Only a few copies of Buell’s map were made,
but its influence was amplified when Jedidiah
Morse hired Amos Doolittle to adapt the map for
his bestselling schoolbook Geography Made Easy.
NATIONAL ASPIRATIONS
Abel Buell, “A New and Correct Map of
the United States of North America,”
1784
Morse proudly introduced the map by reminding
students that the “tyranny of Britain” compelled the
colonists to declare “themselves free, sovereign, and
independent States ... after a long, unnatural and
destructive war.” Indeed, Morse’s geography text was
itself an intellectual declaration of independence,
for he insisted that students learn their subjects
through American authors such as himself rather
than Europeans.
Geography Made Easy went through dozens of
editions from 1784 through the early nineteenth
century, which meant that thousands of children
were first exposed to American geography through
Doolittle’s map.
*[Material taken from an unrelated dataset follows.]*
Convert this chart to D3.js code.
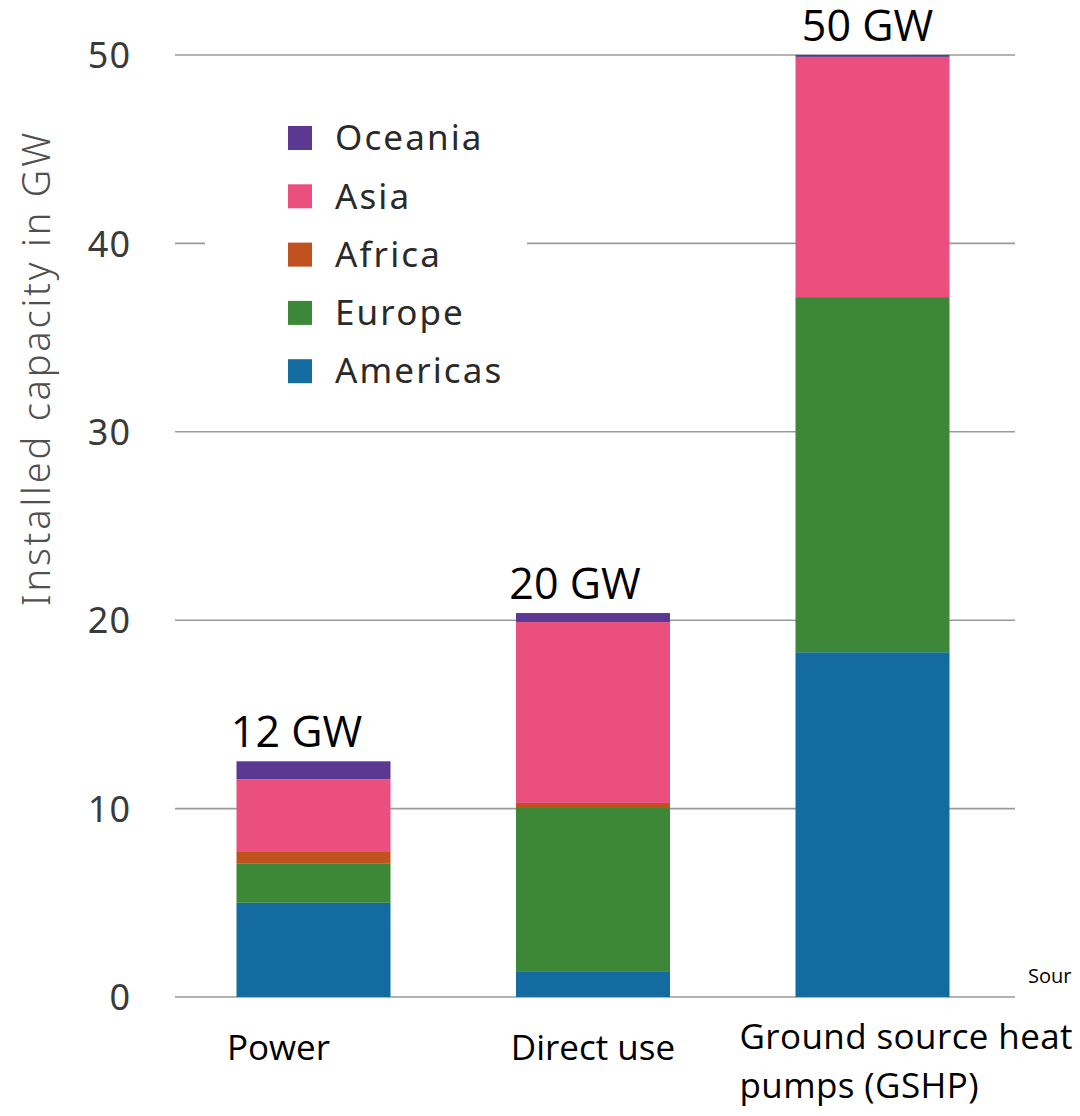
<!DOCTYPE html>
<html>
<head>
<meta charset="utf-8">
<script src="https://cdn.jsdelivr.net/npm/d3@7"></script>
<style>
  html, body { margin: 0; padding: 0; background: #ffffff; }
  svg { display: block; }
</style>
</head>
<body>
<div id="chart"></div>
<script>
// ---- Data ----
const categories = ["Power", "Direct use", "Ground source heat pumps (GSHP)"];
const categoryLines = [["Power"], ["Direct use"], ["Ground source heat", "pumps (GSHP)"]];
const regions = ["Americas", "Europe", "Africa", "Asia", "Oceania"];
const americas = [5.0, 1.33, 18.3];
const europe   = [2.1, 8.7, 18.85];
const africa   = [0.64, 0.27, 0.0];
const asia     = [3.82, 9.6, 12.75];
const oceania  = [0.95, 0.48, 0.1];
const totalLabels = ["12 GW", "20 GW", "50 GW"];
const yTicks = [0, 10, 20, 30, 40, 50];
const legendOrder = ["Oceania", "Asia", "Africa", "Europe", "Americas"];
const colors = {
  Americas: "#146b9f",
  Europe: "#3d8838",
  Africa: "#c0521f",
  Asia: "#ea4f7e",
  Oceania: "#5b3891"
};

// ---- Build table ----
const seriesValues = { Americas: americas, Europe: europe, Africa: africa, Asia: asia, Oceania: oceania };
const table = categories.map((c, i) => {
  const row = { category: c };
  regions.forEach(r => row[r] = seriesValues[r][i]);
  return row;
});

const W = 1080, H = 1116;
const svg = d3.select("#chart").append("svg").attr("width", W).attr("height", H);

const x = d3.scaleBand().domain(categories).range([174, 1012]).paddingInner(0.449).paddingOuter(0.2236);
const y = d3.scaleLinear().domain([0, 50]).range([997, 55]);

// gridlines
svg.append("g").selectAll("line").data(yTicks).join("line")
  .attr("x1", 175).attr("x2", 1015)
  .attr("y1", d => y(d)).attr("y2", d => y(d))
  .attr("stroke", "#9a9a9a").attr("stroke-width", 1.6);

// y tick labels via axis
const yAxis = d3.axisLeft(y).tickValues(yTicks).tickSize(0).tickPadding(0).tickFormat(d3.format("d"));
const gy = svg.append("g").attr("transform", "translate(131,0)").call(yAxis);
gy.select(".domain").remove();
gy.selectAll("text")
  .attr("font-family", "'Noto Sans', sans-serif")
  .attr("font-size", 36)
  .attr("fill", "#3a3a3a")
  .attr("letter-spacing", 1)
  .attr("dy", "0.35em");

// y axis title
svg.append("text")
  .attr("transform", "translate(50,368) rotate(-90)")
  .attr("text-anchor", "middle")
  .attr("font-family", "'Noto Sans', sans-serif")
  .attr("font-size", 38)
  .attr("font-weight", 300)
  .attr("letter-spacing", 2.8)
  .attr("fill", "#505050")
  .text("Installed capacity in GW");

// stacked bars
const stack = d3.stack().keys(regions);
const stacked = stack(table);
svg.append("g").selectAll("g").data(stacked).join("g")
  .attr("fill", d => colors[d.key])
  .selectAll("rect").data(d => d).join("rect")
  .attr("x", d => x(d.data.category))
  .attr("width", x.bandwidth())
  .attr("y", d => y(d[1]))
  .attr("height", d => Math.max(0, y(d[0]) - y(d[1])));

// total labels
const totals = table.map(r => d3.sum(regions, k => r[k]));
const labelDx = [-17, -18, -5];
svg.append("g").selectAll("text").data(categories).join("text")
  .attr("x", (d, i) => x(d) + x.bandwidth() / 2 + labelDx[i])
  .attr("y", (d, i) => y(totals[i]) - 14)
  .attr("text-anchor", "middle")
  .attr("font-family", "'Open Sans', sans-serif")
  .attr("font-size", 43)
  .attr("fill", "#000")
  .text((d, i) => totalLabels[i]);

// category labels
const catG = svg.append("g");
categories.forEach((c, i) => {
  const lines = categoryLines[i];
  let tx, anchor;
  if (i === 0) { tx = x(c) + x.bandwidth() / 2 - 35; anchor = "middle"; }
  else if (i === 1) { tx = x(c) + x.bandwidth() / 2; anchor = "middle"; }
  else { tx = x(c) - 56; anchor = "start"; }
  const baseY = lines.length > 1 ? 1049 : 1060;
  const t = catG.append("text")
    .attr("text-anchor", anchor)
    .attr("font-family", "'Open Sans', sans-serif")
    .attr("font-size", 35)
    .attr("letter-spacing", i === 2 ? 0.4 : 0)
    .attr("fill", "#000");
  lines.forEach((ln, j) => {
    t.append("tspan").attr("x", tx).attr("y", baseY + j * 49).text(ln);
  });
});

// legend
const lg = svg.append("g");
lg.append("rect").attr("x", 205).attr("y", 100).attr("width", 322).attr("height", 300).attr("fill", "#fff");
legendOrder.forEach((r, i) => {
  const cy = 138 + i * 58.3;
  lg.append("rect").attr("x", 288).attr("y", cy - 12).attr("width", 24).attr("height", 24).attr("fill", colors[r]);
  lg.append("text").attr("x", 335).attr("y", cy).attr("dy", "0.35em")
    .attr("font-family", "'Noto Sans', sans-serif")
    .attr("font-size", 35)
    .attr("letter-spacing", 2.1)
    .attr("fill", "#2a2a2a")
    .text(r);
});

// clipped source note
svg.append("text").attr("x", 1028).attr("y", 983)
  .attr("font-family", "'Open Sans', sans-serif")
  .attr("font-size", 20).attr("fill", "#000")
  .text("Sour");
</script>
</body>
</html>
The importance of Buell’s map—
and Doolittle’s adaptation—is compounded by its
timing: in the immediate aftermath of the Revolution,
nationhood was not a self-evident concept, but
rather one that had to be articulated and accepted.
The colonists had to learn to define themselves as
Americans, and to identify those in other states as
their countrymen. Symbolic maps such as Buell’s,
and school maps such as Doolittle’s, taught
Americans young and old to see the nation as an
extension of themselves.
A national identity could not exist, however,
without some kind of national authority. By the
time Buell published this map, the Articles of
Confederation faced heavy criticism. In 1786 a
rebellion of indebted former Revolutionary War
soldiers convinced many that a stronger central
government was necessary to maintain order and
to foster growth. Alexander Hamilton and James
Madison advocated a national government that
could levy and collect taxes and regulate interstate
trade. Above all, the “Federalists” argued for a
government of three branches, one with a dominant
legislative branch supplemented by a judiciary and
an independent executive.
The ratification of the Constitution in 1789 settled
some of these debates, and laid down the political
structure that survives down to our own day. Yet
Buell’s map reminds us that at its founding the
nation was an aspiration more than anything else.